A former Illinois inspector general has been picked to oversee sweeping court-mandated reforms to the troubled Chicago Police Department.
U.S. District Judge Robert Dow Jr. on Friday announced that Maggie Hickey, a former federal prosecutor who is now a partner at the law firm Schiff Hardin, will monitor the changes ordered by a consent decree aimed at repairing a department with a long record of misconduct and excessive force, particularly against minorities.
In addition, Dow said he plans to designate David Coar, a retired federal judge, to be “special master” — an appointee tasked with working on the judge’s behalf. Dow’s order did not go into detail on Coar’s role.
Friday’s announcement is another step in a reform process that started about three years ago following the release of video of white police Officer Jason Van Dyke shooting black teenager Laquan McDonald. The consent decree took effect with the monitor’s appointment, and the city now faces a series of deadlines over the next five years to satisfy a court order intended to reinvent the way police treat Chicagoans.
Dow had been expected to appoint a monitor from four finalists. By naming Hickey the monitor but also giving Coar a position, Dow gave roles to two different finalists. His one-paragraph order did not spell out what other personnel would support their work.
Hickey, who was former Republican Gov. Bruce Rauner’s executive inspector general, has been a popular choice for politicians looking to clean up messes. Last year she was tapped to investigate sexual abuse in Chicago Public Schools in the wake of a Tribune investigation. And Democratic Illinois House Speaker Michael Madigan picked her to investigate discrimination and sexual harassment at the Capitol.
Coar, who grew up in segregated Alabama, served as a U.S. district judge and bankruptcy judge in Chicago for about 25 years before retiring in 2010. His inclusion in the process gives an accomplished, local African-American attorney a role in a reform effort driven primarily by the long-standing complaints of black Chicagoans about their treatment by police.
The process of picking a monitor started about seven months ago. Lawyers for Mayor Rahm Emanuel and the attorney general’s office were expected to recommend one of the finalists to Dow.
Hickey and Coar each were put forth to serve as lead monitors with their own supporting teams of lawyers, academics and former police officers. In recent weeks the parties held numerous closed-door courthouse conferences, court records show, and the lengthy process suggested an impasse as to the final choice.

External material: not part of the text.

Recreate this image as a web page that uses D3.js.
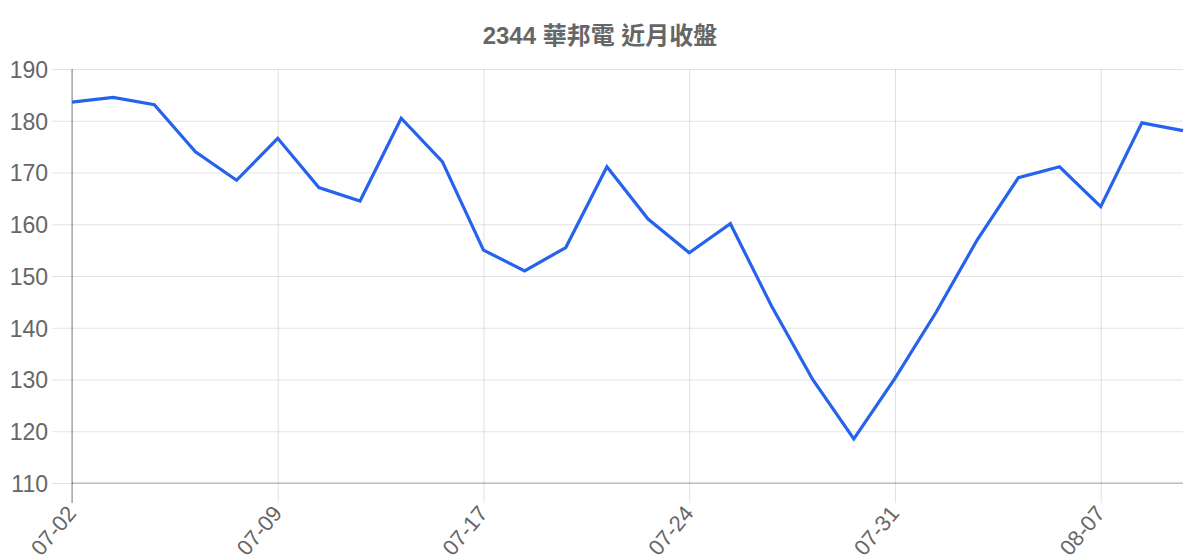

In a statement released through her law firm Friday, Hickey said, “We are humbled by the trust the city and state have placed in our team to do this important work on behalf of the people of Chicago.”
Hickey is set to have an annual budget of $2.85 million to monitor the implementation of the hundreds of changes laid out in the 229-page court order. Under the judge’s ruling, monitoring personnel are to have largely unfettered access to department officials, buildings and data as they oversee changes to training, supervision, discipline and other elements of policing.
Among other duties, Hickey will supervise the creation of new training materials and the rewriting of reams of department policies. She will be responsible for reporting on the city’s compliance with the consent decree to the judge, who has the authority to order the city to abide by the document.
The consent decree is built upon a yearlong investigation by the U.S. Department of Justice that culminated in a January 2017 report that described a dysfunctional police force staffed by badly trained and supervised officers prone to using excessive force.
When Emanuel wavered on the need for court oversight, then-Illinois Attorney General Lisa Madigan sued the city in August 2017 to force the court’s involvement, and the mayor went along with the litigation. Aides to the two politicians spent months hammering out the decree.
Emanuel said in a statement Friday that the consent decree would “ensure a better city, a better CPD, and safer streets.”
Madigan did not run for re-election, and her successor, Attorney General Kwame Raoul, inherited her role as plaintiff in the litigation.
“Now that all of the pieces are in place, we can begin the process of reforming the police department to restore residents’ trust in the officers sworn to protect them,” Raoul said in a statement Friday.
Many of the order’s provisions are mandates for the department to study and identify problems and revise its policies, and it will take years for some details to be worked out. The decree also calls for specific changes. For example, by July, officers will have to start reporting incidents in which they point guns at people.